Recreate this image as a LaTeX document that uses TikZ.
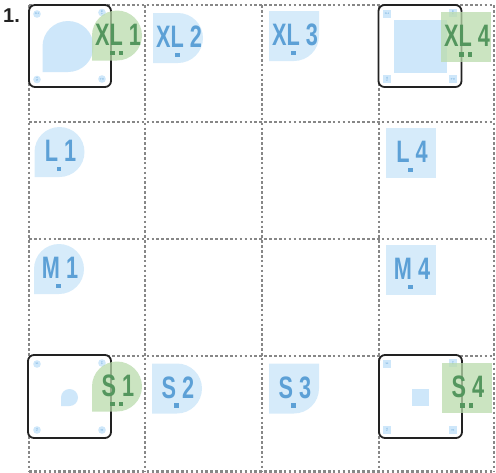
\documentclass[tikz,border=0pt]{standalone}
\usepackage{fontspec}
\setmainfont{Liberation Sans}
\newfontfamily\labfont{Liberation Sans}[FakeStretch=0.7]
\definecolor{lblue}{RGB}{214,235,250}
\definecolor{iblue}{RGB}{206,231,250}
\definecolor{tblue}{RGB}{92,160,214}
\definecolor{gfill}{RGB}{186,219,172}
\definecolor{tgreen}{RGB}{84,150,94}
\definecolor{gridc}{RGB}{135,135,135}
\definecolor{boxc}{RGB}{34,34,34}
\tikzset{
 gridline/.style={draw=gridc, line width=2.5pt, dash pattern=on 2.6pt off 2.3pt},
 cardbox/.style={draw=boxc, line width=1.8pt, rounded corners=6pt, fill=white, inner sep=0pt},
 bluefill/.style={fill=lblue},
 innerfill/.style={fill=iblue},
 greenfill/.style={fill=gfill, fill opacity=0.75},
 labtext/.style={inner sep=0pt, font=\labfont\bfseries\fontsize{31}{31}\selectfont},
 bluelab/.style={labtext, text=tblue},
 greenlab/.style={labtext, text=tgreen},
 icontext/.style={inner sep=0pt, font=\fontsize{2.4}{2.4}\selectfont, text=tblue},
}
% shapes: centre x, centre y, half size, style (image coordinates, y downwards)
\newcommand\shTear[4]{\fill[#4] ({#1-#3},{#2+#3}) -- ({#1-#3},#2) arc[start angle=180,end angle=-90,radius=#3pt] -- cycle;}
\newcommand\shD[4]{\fill[#4] ({#1-#3},{#2+#3}) -- ({#1-#3},{#2-#3}) -- (#1,{#2-#3}) arc[start angle=90,end angle=-90,radius=#3pt] -- cycle;}
\newcommand\shBR[4]{\fill[#4] ({#1-#3},{#2+#3}) -- ({#1-#3},{#2-#3}) -- ({#1+#3},{#2-#3}) -- ({#1+#3},#2) arc[start angle=0,end angle=-90,radius=#3pt] -- cycle;}
\newcommand\shSq[4]{\fill[#4] ({#1-#3},{#2-#3}) rectangle ({#1+#3},{#2+#3});}
% labels: name, centre x, centre y, text
\newcommand\blab[4]{\node[bluelab] (#1) at ({#2+1},{#3-1}) {#4};
 \fill[tblue] ({#2-0.5-2.3},{#3+17-2.3}) rectangle ++(4.6,4.6);}
\newcommand\glab[4]{\node[greenlab] (#1) at ({#2+1},{#3-1}) {#4};
 \fill[tgreen] ({#2-4.5-2.3},{#3+17.5-2.3}) rectangle ++(4.6,4.6);
 \fill[tgreen] ({#2+4-2.3},{#3+17.5-2.3}) rectangle ++(4.6,4.6);}
% corner icons: name, x, y, rotation, text
\newcommand\icoC[5]{\fill[innerfill] (#2,#3) circle[radius=3.8pt]; \node[icontext, rotate=#4] (#1) at (#2,#3) {#5};}
\newcommand\icoS[5]{\fill[innerfill] ({#2-4},{#3-4}) rectangle ({#2+4},{#3+4}); \node[icontext, rotate=#4] (#1) at (#2,#3) {#5};}
\begin{document}
\begin{tikzpicture}[x=1pt, y=-1pt]
\useasboundingbox (0,0) rectangle (496,472);
% number
\node[anchor=base west, inner sep=0pt, font=\bfseries\fontsize{20}{20}\selectfont, text=boxc] (num) at (3,22.5) {1.};
% grid
\foreach \x in {29,145,262,379,494} \draw[gridline] (\x,5) -- (\x,471.5);
\foreach \y in {5,122,239,356,471.5} \draw[gridline] (29,\y) -- (494,\y);
% cards
\node[cardbox, minimum width=82pt, minimum height=82pt] (cardXLa) at (70,46) {};
\node[cardbox, minimum width=83pt, minimum height=82pt] (cardXLd) at (420,46) {};
\node[cardbox, minimum width=83pt, minimum height=83pt] (cardSa) at (69.5,396.5) {};
\node[cardbox, minimum width=83pt, minimum height=83pt] (cardSd) at (420.5,396.5) {};
% inner shapes
\shTear{68}{46.5}{25.5}{innerfill}
\shSq{420.5}{46.5}{26.5}{innerfill}
\shTear{69.5}{397.5}{8.5}{innerfill}
\shSq{420.5}{397}{8.5}{innerfill}
% corner icons
\icoC{ia1}{37}{14}{0}{XL1}
\icoC{ia2}{102}{12.5}{-90}{XL1}
\icoC{ia3}{37}{79.5}{90}{XL1}
\icoC{ia4}{102}{79}{180}{XL1}
\icoS{ib1}{387}{14}{0}{XL4}
\icoS{ib2}{453}{12.5}{-90}{XL4}
\icoS{ib3}{387}{79}{90}{XL4}
\icoS{ib4}{453}{79}{180}{XL4}
\icoC{ic1}{37}{364}{0}{S1}
\icoC{ic2}{102}{363}{-90}{S1}
\icoC{ic3}{37}{430}{90}{S1}
\icoC{ic4}{102}{430}{180}{S1}
\icoS{id1}{387}{364}{0}{S4}
\icoS{id2}{453}{363}{-90}{S4}
\icoS{id3}{387}{430}{90}{S4}
\icoS{id4}{453}{430}{180}{S4}
% blue labels
\shD{178}{38}{25}{bluefill}      \blab{xlb}{178}{38}{XL 2}
\shBR{294}{36}{25}{bluefill}     \blab{xlc}{294}{36}{XL 3}
\shTear{59.5}{152}{25}{bluefill} \blab{la}{59.5}{152}{L 1}
\shSq{411}{153}{25}{bluefill}    \blab{ld}{411}{153}{L 4}
\shTear{59}{269}{25}{bluefill}   \blab{ma}{59}{269}{M 1}
\shSq{411}{270}{25}{bluefill}    \blab{md}{411}{270}{M 4}
\shD{177}{388.5}{25}{bluefill}   \blab{sb}{177}{388.5}{S 2}
\shBR{294}{388.5}{25}{bluefill}  \blab{sc}{294}{388.5}{S 3}
% green labels
\shTear{117}{35.5}{25}{greenfill} \glab{xla}{117}{35.5}{XL 1}
\shSq{466}{37}{25}{greenfill}     \glab{xld}{466}{37}{XL 4}
\shTear{117}{386.5}{25}{greenfill} \glab{sa}{117}{386.5}{S 1}
\shSq{467}{388}{25}{greenfill}    \glab{sd}{467}{388}{S 4}
\end{tikzpicture}
\end{document}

.....

## THE EXERCISE
Set down the material exactly, every line of it, except for the pictures.

## RIGHT ANSWER
Recreate this image as a LaTeX document that uses TikZ.
\documentclass[tikz,border=0pt]{standalone}
\usepackage{fontspec}
\setmainfont{Liberation Sans}
\newfontfamily\labfont{Liberation Sans}[FakeStretch=0.7]
\definecolor{lblue}{RGB}{214,235,250}
\definecolor{iblue}{RGB}{206,231,250}
\definecolor{tblue}{RGB}{92,160,214}
\definecolor{gfill}{RGB}{186,219,172}
\definecolor{tgreen}{RGB}{84,150,94}
\definecolor{gridc}{RGB}{135,135,135}
\definecolor{boxc}{RGB}{34,34,34}
\tikzset{
 gridline/.style={draw=gridc, line width=2.5pt, dash pattern=on 2.6pt off 2.3pt},
 cardbox/.style={draw=boxc, line width=1.8pt, rounded corners=6pt, fill=white, inner sep=0pt},
 bluefill/.style={fill=lblue},
 innerfill/.style={fill=iblue},
 greenfill/.style={fill=gfill, fill opacity=0.75},
 labtext/.style={inner sep=0pt, font=\labfont\bfseries\fontsize{31}{31}\selectfont},
 bluelab/.style={labtext, text=tblue},
 greenlab/.style={labtext, text=tgreen},
 icontext/.style={inner sep=0pt, font=\fontsize{2.4}{2.4}\selectfont, text=tblue},
}
% shapes: centre x, centre y, half size, style (image coordinates, y downwards)
\newcommand\shTear[4]{\fill[#4] ({#1-#3},{#2+#3}) -- ({#1-#3},#2) arc[start angle=180,end angle=-90,radius=#3pt] -- cycle;}
\newcommand\shD[4]{\fill[#4] ({#1-#3},{#2+#3}) -- ({#1-#3},{#2-#3}) -- (#1,{#2-#3}) arc[start angle=90,end angle=-90,radius=#3pt] -- cycle;}
\newcommand\shBR[4]{\fill[#4] ({#1-#3},{#2+#3}) -- ({#1-#3},{#2-#3}) -- ({#1+#3},{#2-#3}) -- ({#1+#3},#2) arc[start angle=0,end angle=-90,radius=#3pt] -- cycle;}
\newcommand\shSq[4]{\fill[#4] ({#1-#3},{#2-#3}) rectangle ({#1+#3},{#2+#3});}
% labels: name, centre x, centre y, text
\newcommand\blab[4]{\node[bluelab] (#1) at ({#2+1},{#3-1}) {#4};
 \fill[tblue] ({#2-0.5-2.3},{#3+17-2.3}) rectangle ++(4.6,4.6);}
\newcommand\glab[4]{\node[greenlab] (#1) at ({#2+1},{#3-1}) {#4};
 \fill[tgreen] ({#2-4.5-2.3},{#3+17.5-2.3}) rectangle ++(4.6,4.6);
 \fill[tgreen] ({#2+4-2.3},{#3+17.5-2.3}) rectangle ++(4.6,4.6);}
% corner icons: name, x, y, rotation, text
\newcommand\icoC[5]{\fill[innerfill] (#2,#3) circle[radius=3.8pt]; \node[icontext, rotate=#4] (#1) at (#2,#3) {#5};}
\newcommand\icoS[5]{\fill[innerfill] ({#2-4},{#3-4}) rectangle ({#2+4},{#3+4}); \node[icontext, rotate=#4] (#1) at (#2,#3) {#5};}
\begin{document}
\begin{tikzpicture}[x=1pt, y=-1pt]
\useasboundingbox (0,0) rectangle (496,472);
% number
\node[anchor=base west, inner sep=0pt, font=\bfseries\fontsize{20}{20}\selectfont, text=boxc] (num) at (3,22.5) {1.};
% grid
\foreach \x in {29,145,262,379,494} \draw[gridline] (\x,5) -- (\x,471.5);
\foreach \y in {5,122,239,356,471.5} \draw[gridline] (29,\y) -- (494,\y);
% cards
\node[cardbox, minimum width=82pt, minimum height=82pt] (cardXLa) at (70,46) {};
\node[cardbox, minimum width=83pt, minimum height=82pt] (cardXLd) at (420,46) {};
\node[cardbox, minimum width=83pt, minimum height=83pt] (cardSa) at (69.5,396.5) {};
\node[cardbox, minimum width=83pt, minimum height=83pt] (cardSd) at (420.5,396.5) {};
% inner shapes
\shTear{68}{46.5}{25.5}{innerfill}
\shSq{420.5}{46.5}{26.5}{innerfill}
\shTear{69.5}{397.5}{8.5}{innerfill}
\shSq{420.5}{397}{8.5}{innerfill}
% corner icons
\icoC{ia1}{37}{14}{0}{XL1}
\icoC{ia2}{102}{12.5}{-90}{XL1}
\icoC{ia3}{37}{79.5}{90}{XL1}
\icoC{ia4}{102}{79}{180}{XL1}
\icoS{ib1}{387}{14}{0}{XL4}
\icoS{ib2}{453}{12.5}{-90}{XL4}
\icoS{ib3}{387}{79}{90}{XL4}
\icoS{ib4}{453}{79}{180}{XL4}
\icoC{ic1}{37}{364}{0}{S1}
\icoC{ic2}{102}{363}{-90}{S1}
\icoC{ic3}{37}{430}{90}{S1}
\icoC{ic4}{102}{430}{180}{S1}
\icoS{id1}{387}{364}{0}{S4}
\icoS{id2}{453}{363}{-90}{S4}
\icoS{id3}{387}{430}{90}{S4}
\icoS{id4}{453}{430}{180}{S4}
% blue labels
\shD{178}{38}{25}{bluefill}      \blab{xlb}{178}{38}{XL 2}
\shBR{294}{36}{25}{bluefill}     \blab{xlc}{294}{36}{XL 3}
\shTear{59.5}{152}{25}{bluefill} \blab{la}{59.5}{152}{L 1}
\shSq{411}{153}{25}{bluefill}    \blab{ld}{411}{153}{L 4}
\shTear{59}{269}{25}{bluefill}   \blab{ma}{59}{269}{M 1}
\shSq{411}{270}{25}{bluefill}    \blab{md}{411}{270}{M 4}
\shD{177}{388.5}{25}{bluefill}   \blab{sb}{177}{388.5}{S 2}
\shBR{294}{388.5}{25}{bluefill}  \blab{sc}{294}{388.5}{S 3}
% green labels
\shTear{117}{35.5}{25}{greenfill} \glab{xla}{117}{35.5}{XL 1}
\shSq{466}{37}{25}{greenfill}     \glab{xld}{466}{37}{XL 4}
\shTear{117}{386.5}{25}{greenfill} \glab{sa}{117}{386.5}{S 1}
\shSq{467}{388}{25}{greenfill}    \glab{sd}{467}{388}{S 4}
\end{tikzpicture}
\end{document}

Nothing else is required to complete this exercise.